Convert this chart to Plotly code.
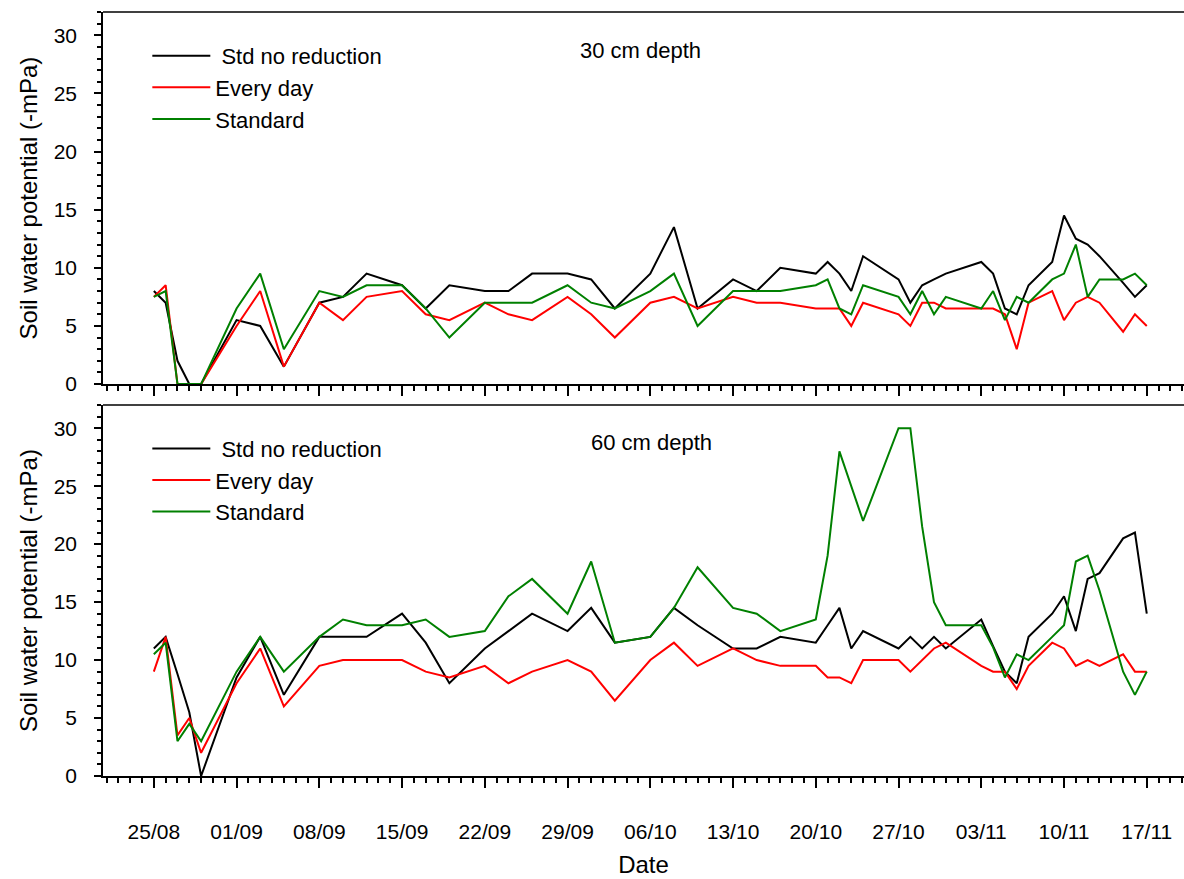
import pandas as pd
import plotly.graph_objects as go
from plotly.subplots import make_subplots

# ---- data -------------------------------------------------------------
dates = ["2012-08-25", "2012-08-26", "2012-08-27", "2012-08-28", "2012-08-29",
         "2012-09-01", "2012-09-03", "2012-09-05", "2012-09-08", "2012-09-10",
         "2012-09-12", "2012-09-15", "2012-09-17", "2012-09-19", "2012-09-22",
         "2012-09-24", "2012-09-26", "2012-09-29", "2012-10-01", "2012-10-03",
         "2012-10-06", "2012-10-08", "2012-10-10", "2012-10-13", "2012-10-15",
         "2012-10-17", "2012-10-20", "2012-10-21", "2012-10-22", "2012-10-23",
         "2012-10-24", "2012-10-27", "2012-10-28", "2012-10-29", "2012-10-30",
         "2012-10-31", "2012-11-03", "2012-11-04", "2012-11-05", "2012-11-06",
         "2012-11-07", "2012-11-09", "2012-11-10", "2012-11-11", "2012-11-12",
         "2012-11-13", "2012-11-15", "2012-11-16", "2012-11-17"]

series_names = ["\u00a0Std no reduction", "Every day", "Standard"]
series_colors = ["#000000", "#ff0000", "#008000"]

# 30 cm depth
d30_std_no_red = [8.0, 7.0, 2.0, 0, 0, 5.5, 5.0, 1.5, 7.0, 7.5, 9.5, 8.5, 6.5, 8.5, 8.0,
                  8.0, 9.5, 9.5, 9.0, 6.5, 9.5, 13.5, 6.5, 9.0, 8.0, 10.0, 9.5, 10.5, 9.5, 8.0,
                  11.0, 9.0, 7.0, 8.5, 9.0, 9.5, 10.5, 9.5, 6.5, 6.0, 8.5, 10.5, 14.5, 12.5, 12.0,
                  11.0, 8.7, 7.5, 8.5]
d30_every_day = [7.5, 8.5, 0, 0, 0, 5.0, 8.0, 1.5, 7.0, 5.5, 7.5, 8.0, 6.0, 5.5, 7.0,
                 6.0, 5.5, 7.5, 6.0, 4.0, 7.0, 7.5, 6.5, 7.5, 7.0, 7.0, 6.5, 6.5, 6.5, 5.0,
                 7.0, 6.0, 5.0, 7.0, 7.0, 6.5, 6.5, 6.5, 6.0, 3.0, 7.0, 8.0, 5.5, 7.0, 7.5,
                 7.0, 4.5, 6.0, 5.0]
d30_standard = [7.5, 8.0, 0, 0, 0, 6.5, 9.5, 3.0, 8.0, 7.5, 8.5, 8.5, 6.5, 4.0, 7.0,
                7.0, 7.0, 8.5, 7.0, 6.5, 8.0, 9.5, 5.0, 8.0, 8.0, 8.0, 8.5, 9.0, 6.5, 6.0,
                8.5, 7.5, 6.0, 8.0, 6.0, 7.5, 6.5, 8.0, 5.5, 7.5, 7.0, 9.0, 9.5, 12.0, 7.5,
                9.0, 9.0, 9.5, 8.5]

# 60 cm depth
d60_std_no_red = [11.0, 12.0, 8.8, 5.5, 0, 8.5, 12.0, 7.0, 12.0, 12.0, 12.0, 14.0, 11.5, 8.0, 11.0,
                  12.5, 14.0, 12.5, 14.5, 11.5, 12.0, 14.5, 13.0, 11.0, 11.0, 12.0, 11.5, 13.0, 14.5, 11.0,
                  12.5, 11.0, 12.0, 11.0, 12.0, 11.0, 13.5, 11.2, 9.0, 8.0, 12.0, 14.0, 15.5, 12.5, 17.0,
                  17.5, 20.5, 21.0, 14.0]
d60_every_day = [9.0, 12.0, 3.5, 5.0, 2.0, 8.0, 11.0, 6.0, 9.5, 10.0, 10.0, 10.0, 9.0, 8.5, 9.5,
                 8.0, 9.0, 10.0, 9.0, 6.5, 10.0, 11.5, 9.5, 11.0, 10.0, 9.5, 9.5, 8.5, 8.5, 8.0,
                 10.0, 10.0, 9.0, 10.0, 11.0, 11.5, 9.5, 9.0, 9.0, 7.5, 9.5, 11.5, 11.0, 9.5, 10.0,
                 9.5, 10.5, 9.0, 9.0]
d60_standard = [10.5, 11.5, 3.0, 4.5, 3.0, 9.0, 12.0, 9.0, 12.0, 13.5, 13.0, 13.0, 13.5, 12.0, 12.5,
                15.5, 17.0, 14.0, 18.5, 11.5, 12.0, 14.5, 18.0, 14.5, 14.0, 12.5, 13.5, 19.0, 28.0, 25.0,
                22.0, 30.0, 30.0, 21.5, 15.0, 13.0, 13.0, 11.1, 8.5, 10.5, 10.0, 12.0, 13.0, 18.5, 19.0,
                16.0, 9.0, 7.0, 9.0]

panel_labels = ["30 cm depth", "60 cm depth"]
y_title = "Soil water potential (-mPa)"
x_title = "Date"

# ---- figure -----------------------------------------------------------
FONT = "Liberation Sans, Arial, sans-serif"
fig = make_subplots(rows=2, cols=1, shared_xaxes=True)

panels = [[d30_std_no_red, d30_every_day, d30_standard],
          [d60_std_no_red, d60_every_day, d60_standard]]
for r, vals in enumerate(panels, start=1):
    for i, v in enumerate(vals):
        fig.add_trace(go.Scatter(
            x=dates, y=v, mode="lines", name=series_names[i],
            line=dict(color=series_colors[i], width=2),
            legend="legend" if r == 1 else "legend2",
            legendgroup=f"g{r}{i}",
        ), row=r, col=1)

base = pd.Timestamp("2012-08-25")
xr = [base - pd.Timedelta(days=4.3), base + pd.Timedelta(days=87.15)]

xcommon = dict(
    type="date", range=xr, tick0="2012-08-25", dtick=7 * 86400000,
    tickformat="%d/%m", ticks="outside", ticklen=10, tickwidth=1.5,
    tickcolor="black", showline=True, linecolor="black", linewidth=1.5,
    showgrid=False, zeroline=False, automargin=False,
    minor=dict(dtick=86400000, ticks="outside", ticklen=5, tickwidth=1.5,
               tickcolor="black", showgrid=False),
    tickfont=dict(family=FONT, size=21, color="black"),
)
ycommon = dict(
    range=[0, 32], tick0=0, dtick=5, ticks="outside", ticklen=7, tickwidth=1.5,
    tickcolor="black", showline=True, linecolor="black", linewidth=1.5,
    showgrid=False, zeroline=False, automargin=False,
    minor=dict(dtick=1, ticks="outside", ticklen=4, tickwidth=1.5,
               tickcolor="black", showgrid=False),
    tickfont=dict(family=FONT, size=21, color="black"),
    ticklabelstandoff=13,
    title=dict(text=y_title, font=dict(family=FONT, size=24, color="black"),
               standoff=9),
)

fig.update_xaxes(**xcommon)
fig.update_xaxes(showticklabels=False, row=1, col=1)
fig.update_xaxes(ticklabelstandoff=26,
                 title=dict(text=x_title, font=dict(family=FONT, size=24, color="black"),
                            standoff=14), row=2, col=1)
fig.update_yaxes(**ycommon)
fig.update_yaxes(domain=[0.513, 1.0], row=1, col=1)
fig.update_yaxes(domain=[0.0, 0.4856], row=2, col=1)

# top frame lines of each panel
for yref in ["y domain", "y2 domain"]:
    fig.add_shape(type="line", xref="paper", yref=yref, x0=0, x1=1, y0=1, y1=1,
                  line=dict(color="black", width=1.5))

fig.add_annotation(text=panel_labels[0], xref="paper", yref="paper", x=0.497, y=0.950,
                   xanchor="center", yanchor="middle",
                   showarrow=False, font=dict(family=FONT, size=22, color="black"))
fig.add_annotation(text=panel_labels[1], xref="paper", yref="paper", x=0.507, y=0.436,
                   xanchor="center", yanchor="middle",
                   showarrow=False, font=dict(family=FONT, size=22, color="black"))

legcommon = dict(bgcolor="rgba(0,0,0,0)", borderwidth=0, xanchor="left", yanchor="top",
                 font=dict(family=FONT, size=22, color="black"), tracegroupgap=0,
                 itemwidth=58)
fig.update_layout(
    width=1184, height=879,
    margin=dict(l=103, r=0, t=12, b=103, autoexpand=False),
    paper_bgcolor="white", plot_bgcolor="white",
    showlegend=True,
    legend=dict(x=0.041, y=0.970, **legcommon),
    legend2=dict(x=0.041, y=0.456, **legcommon),
)

fig.write_html("out.html", config={"displayModeBar": False},
               post_script="document.body.style.margin='0';")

__Exercise instructions__.
Your task is to restate word for word the lines from the top of the data to the line containing "from plotly.subplots import make_subplots", both ends included, with every picture left out.

__Result of this exercise__.
Convert this chart to Plotly code.
import pandas as pd
import plotly.graph_objects as go
from plotly.subplots import make_subplots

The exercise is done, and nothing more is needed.